Pediatrics: serious cases of type 1 diabetes in Liguria doubled since the start of Covid pandemic
Liguria, alarming data for cases of type 1 diabetes since the start of the pandemic: according to the study of the Gaslini Hospital in Genoa, in a year have more than doubled the cases of ketoacidosis in children. Doctors advise families to pay attention to symptoms
Since the start of the pandemic, cases of ketoacidosis, the most serious clinical onset of type 1 diabetes mellitus, have more than doubled in children
These are the findings of an analysis carried out by the regional paediatric diabetes centre at the Gaslini Hospital in Genoa. There has also been a doubling in the number of very serious cases, which are life-threatening.
However, no deaths have been reported, thanks to prompt treatment.

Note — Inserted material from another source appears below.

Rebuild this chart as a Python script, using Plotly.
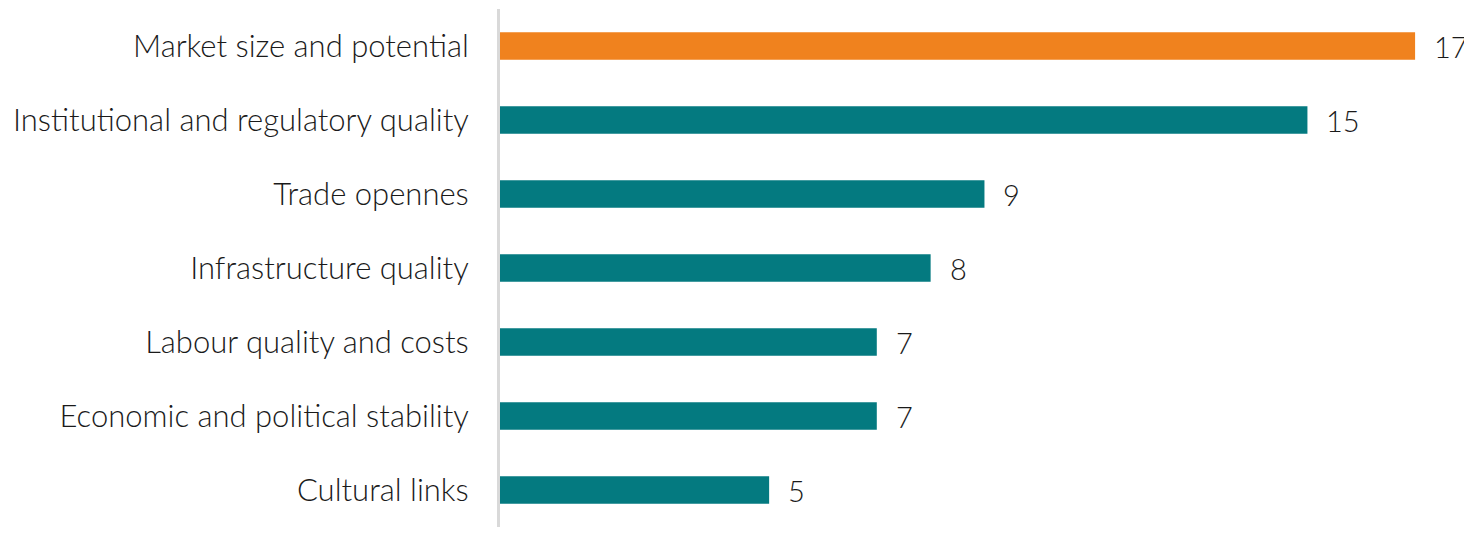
import plotly.graph_objects as go

# categories and values (top to bottom)
factors = [
    "Market size and potential",
    "Institutional and regulatory quality",
    "Trade opennes",
    "Infrastructure quality",
    "Labour quality and costs",
    "Economic and political stability",
    "Cultural links",
]
counts = [17, 15, 9, 8, 7, 7, 5]
bar_colors = ["#F0821E"] + ["#047A80"] * 6

font_family = "Lato"
tick_font = dict(family=font_family, size=31, color="#1a1a1a", weight=300)
value_font = dict(family=font_family, size=29, color="#1a1a1a", weight=300)

fig = go.Figure()
fig.add_trace(go.Bar(
    x=counts,
    y=factors,
    orientation="h",
    width=0.37,
    marker=dict(color=bar_colors, line=dict(width=0)),
    hoverinfo="skip",
))

# value labels just right of each bar
for f, v in zip(factors, counts):
    fig.add_annotation(
        x=v, y=f, text=str(v), showarrow=False,
        xanchor="left", xshift=17,
        font=value_font,
    )

# page body has an 8px margin, so the figure is a bit smaller than the window
fig.update_layout(
    width=1464,
    height=527,
    margin=dict(l=492, r=30, t=1, b=8),
    plot_bgcolor="white",
    paper_bgcolor="white",
    showlegend=False,
)
fig.update_xaxes(range=[0, 17.5], visible=False)
fig.update_yaxes(
    autorange="reversed",
    automargin=False,
    showline=True, linecolor="#d9d9d9", linewidth=3,
    ticks="", showgrid=False,
    ticklabelstandoff=22,
    tickfont=tick_font,
)

fig.write_html("out.html")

Diabetes Mellitus type 1 (DM1) is an autoimmune disease of pediatric age that requires insulin replacement therapy
The clinical onset of type 1 diabetes mellitus (DM1) is preceded by typical symptoms: polyuria (increased urine production), polydipsia (increased thirst), and weight loss.

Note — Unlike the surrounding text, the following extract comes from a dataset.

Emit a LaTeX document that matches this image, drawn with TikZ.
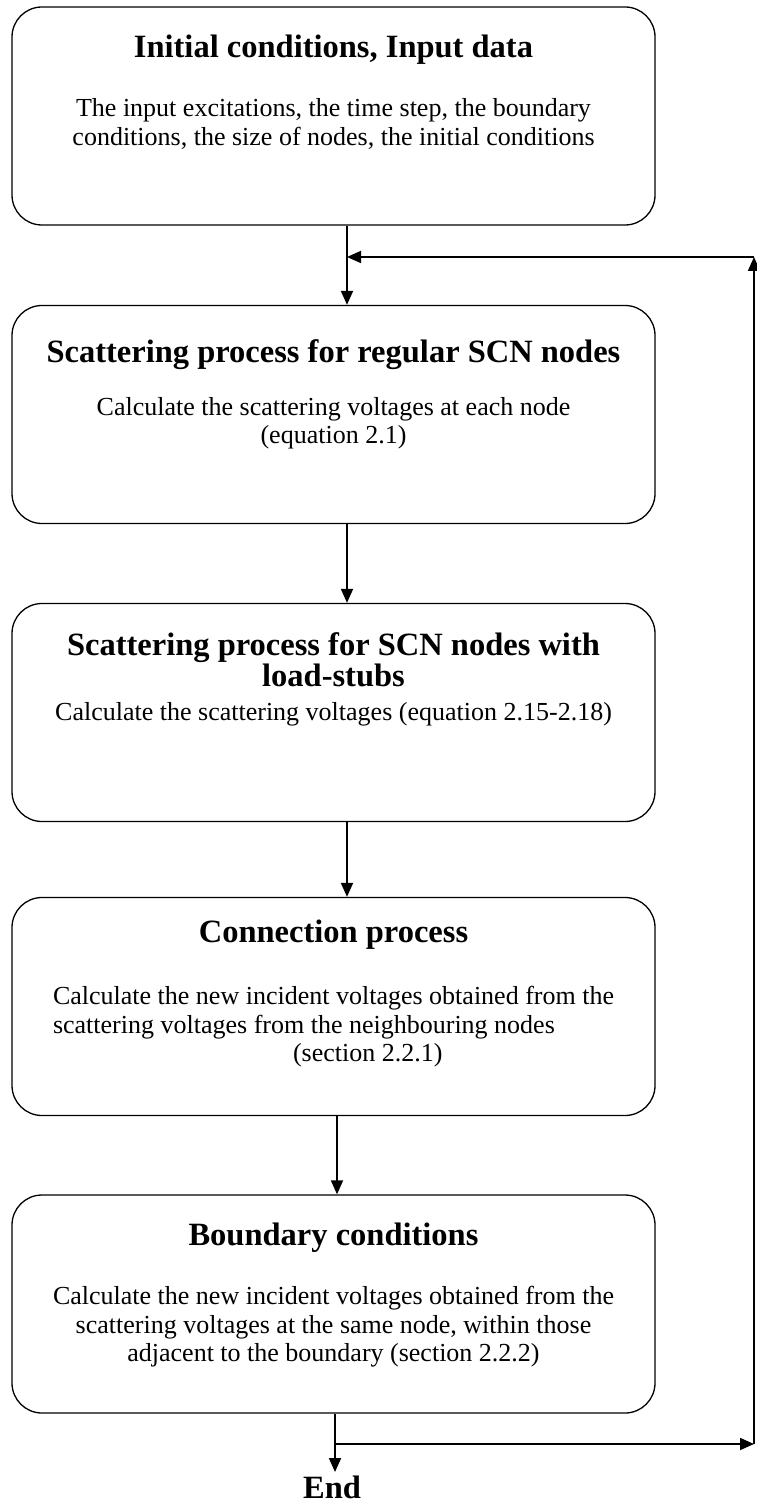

It is essential that families do not underestimate signs that look like those of gastritis or flu-like illness and that they alert their doctor to the appearance of any symptoms suggestive of diabetes,” explains Giuseppe D’Annunzio, director of the centre.
“Early diagnosis of diabetes prevents potentially very serious and risky situations for children.

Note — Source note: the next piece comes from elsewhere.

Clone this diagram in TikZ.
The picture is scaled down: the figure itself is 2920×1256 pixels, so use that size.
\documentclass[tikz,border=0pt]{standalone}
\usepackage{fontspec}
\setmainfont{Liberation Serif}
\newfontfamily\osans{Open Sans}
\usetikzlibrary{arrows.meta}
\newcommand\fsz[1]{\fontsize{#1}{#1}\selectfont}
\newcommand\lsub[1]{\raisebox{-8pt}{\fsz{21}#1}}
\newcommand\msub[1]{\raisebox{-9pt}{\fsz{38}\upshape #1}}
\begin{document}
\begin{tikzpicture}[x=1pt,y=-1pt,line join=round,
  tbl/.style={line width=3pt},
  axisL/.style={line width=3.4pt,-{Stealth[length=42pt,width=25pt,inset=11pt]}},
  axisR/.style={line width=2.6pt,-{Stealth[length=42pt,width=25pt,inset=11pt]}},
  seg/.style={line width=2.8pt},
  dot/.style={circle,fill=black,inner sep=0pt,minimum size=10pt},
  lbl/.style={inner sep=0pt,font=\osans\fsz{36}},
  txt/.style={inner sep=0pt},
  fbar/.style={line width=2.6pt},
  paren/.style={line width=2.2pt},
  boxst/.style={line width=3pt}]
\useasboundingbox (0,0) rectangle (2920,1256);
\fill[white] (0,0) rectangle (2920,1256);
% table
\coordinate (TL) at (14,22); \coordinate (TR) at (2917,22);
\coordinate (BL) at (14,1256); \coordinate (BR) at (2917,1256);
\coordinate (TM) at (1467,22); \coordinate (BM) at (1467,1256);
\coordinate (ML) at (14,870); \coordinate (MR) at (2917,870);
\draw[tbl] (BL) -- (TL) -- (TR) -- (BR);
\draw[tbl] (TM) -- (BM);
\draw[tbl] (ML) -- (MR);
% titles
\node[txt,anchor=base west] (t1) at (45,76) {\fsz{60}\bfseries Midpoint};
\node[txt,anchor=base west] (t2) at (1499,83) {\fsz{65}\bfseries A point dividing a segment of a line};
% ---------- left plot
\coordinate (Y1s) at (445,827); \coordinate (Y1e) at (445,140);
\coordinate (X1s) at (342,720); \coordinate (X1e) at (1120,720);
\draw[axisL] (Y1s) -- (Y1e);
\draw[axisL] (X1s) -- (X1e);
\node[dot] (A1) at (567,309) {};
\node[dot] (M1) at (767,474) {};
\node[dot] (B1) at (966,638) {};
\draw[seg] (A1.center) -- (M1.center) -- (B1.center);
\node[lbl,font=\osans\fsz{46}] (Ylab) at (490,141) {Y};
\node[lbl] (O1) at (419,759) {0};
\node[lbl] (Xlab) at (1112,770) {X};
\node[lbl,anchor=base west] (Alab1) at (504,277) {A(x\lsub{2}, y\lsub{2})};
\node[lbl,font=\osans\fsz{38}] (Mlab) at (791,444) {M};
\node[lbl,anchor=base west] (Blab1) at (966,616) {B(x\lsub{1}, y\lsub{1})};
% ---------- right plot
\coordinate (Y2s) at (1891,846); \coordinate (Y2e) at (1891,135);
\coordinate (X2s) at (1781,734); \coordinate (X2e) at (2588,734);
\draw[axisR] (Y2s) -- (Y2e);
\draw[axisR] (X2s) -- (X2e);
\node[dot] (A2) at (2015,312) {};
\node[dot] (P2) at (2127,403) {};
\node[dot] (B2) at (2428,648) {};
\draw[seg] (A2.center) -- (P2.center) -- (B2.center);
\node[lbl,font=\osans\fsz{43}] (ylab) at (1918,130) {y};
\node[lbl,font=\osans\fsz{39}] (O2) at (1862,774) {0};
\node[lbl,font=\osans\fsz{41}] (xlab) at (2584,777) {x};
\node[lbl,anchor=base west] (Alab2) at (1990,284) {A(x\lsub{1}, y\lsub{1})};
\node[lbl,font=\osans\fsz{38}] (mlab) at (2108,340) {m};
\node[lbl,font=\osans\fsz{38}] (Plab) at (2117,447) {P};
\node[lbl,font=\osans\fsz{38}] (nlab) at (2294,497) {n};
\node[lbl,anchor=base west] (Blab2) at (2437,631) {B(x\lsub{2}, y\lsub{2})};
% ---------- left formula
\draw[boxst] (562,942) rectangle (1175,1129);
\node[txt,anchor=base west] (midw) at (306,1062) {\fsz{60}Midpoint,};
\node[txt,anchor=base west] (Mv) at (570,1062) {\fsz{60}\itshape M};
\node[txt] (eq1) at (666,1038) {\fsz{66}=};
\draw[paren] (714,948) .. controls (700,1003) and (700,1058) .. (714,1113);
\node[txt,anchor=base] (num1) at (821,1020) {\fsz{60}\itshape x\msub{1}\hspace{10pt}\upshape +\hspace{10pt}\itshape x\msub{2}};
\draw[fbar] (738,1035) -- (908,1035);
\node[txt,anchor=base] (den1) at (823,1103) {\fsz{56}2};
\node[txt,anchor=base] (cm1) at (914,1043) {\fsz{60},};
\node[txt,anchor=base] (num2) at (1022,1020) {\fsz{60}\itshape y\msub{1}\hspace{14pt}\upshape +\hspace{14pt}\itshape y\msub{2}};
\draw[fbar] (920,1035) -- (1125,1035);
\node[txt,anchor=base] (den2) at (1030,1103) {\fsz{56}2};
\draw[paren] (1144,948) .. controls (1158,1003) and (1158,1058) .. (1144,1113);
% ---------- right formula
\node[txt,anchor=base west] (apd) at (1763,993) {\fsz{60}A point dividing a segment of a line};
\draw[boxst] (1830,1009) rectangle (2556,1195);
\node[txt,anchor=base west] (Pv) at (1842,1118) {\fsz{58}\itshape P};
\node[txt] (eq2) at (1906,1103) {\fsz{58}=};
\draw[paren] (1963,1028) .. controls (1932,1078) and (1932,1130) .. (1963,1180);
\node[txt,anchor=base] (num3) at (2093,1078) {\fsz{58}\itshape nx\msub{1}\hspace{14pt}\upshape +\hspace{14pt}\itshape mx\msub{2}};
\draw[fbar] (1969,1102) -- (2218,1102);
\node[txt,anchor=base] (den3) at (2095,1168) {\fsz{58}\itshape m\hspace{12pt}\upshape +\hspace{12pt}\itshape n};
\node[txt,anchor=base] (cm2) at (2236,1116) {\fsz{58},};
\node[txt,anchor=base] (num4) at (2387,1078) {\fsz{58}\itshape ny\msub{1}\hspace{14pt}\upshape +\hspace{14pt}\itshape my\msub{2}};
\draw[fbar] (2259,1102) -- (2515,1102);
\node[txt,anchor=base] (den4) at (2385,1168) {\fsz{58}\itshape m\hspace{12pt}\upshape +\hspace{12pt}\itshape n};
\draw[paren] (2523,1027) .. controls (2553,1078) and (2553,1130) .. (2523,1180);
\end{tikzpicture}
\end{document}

These symptoms usually appear within a few weeks and, if not detected in time, can lead to a general decompensation: diabetic ketoacidosis.
This is the most severe model of clinical onset of this type of diabetes and can lead to coma and, in extreme cases, death,” D’Annunzio explains.
D’Annunzio explains that ‘during diabetic ketoacidosis, other generally misleading symptoms may also appear, such as difficulty breathing, abdominal pain and vomiting and, in girls, vaginitis.
It is therefore essential to recognize the signs and symptoms in order to make an early diagnosis, avoiding the more serious picture of ketoacidosis and the risks of complications and survival’.
The director of the pediatric and endocrinology clinic, Mohamad Maghnie, says he is ‘aware that the pandemic has focused a lot of energy in the health field on containing the coronavirus and that the measures to prevent contagion have led to a reduction in the number of visits to both the emergency department and paediatricians of choice, but in light of what has been observed, it is essential to draw the attention of families and health professionals to the symptoms indicated, in order to avoid diagnostic delays and worsening the clinical conditions of children.
The day hospital coordinator, Nicola Minuto, adds that in the paediatric diabetology center “about 600 patients suffering from type 1 diabetes mellitus are followed.
About 30 new cases are registered each year in Liguria, of which on average less than a third have ketoacidosis.
The age of onset has changed over the years, with type 1 diabetes affecting infants and early childhood.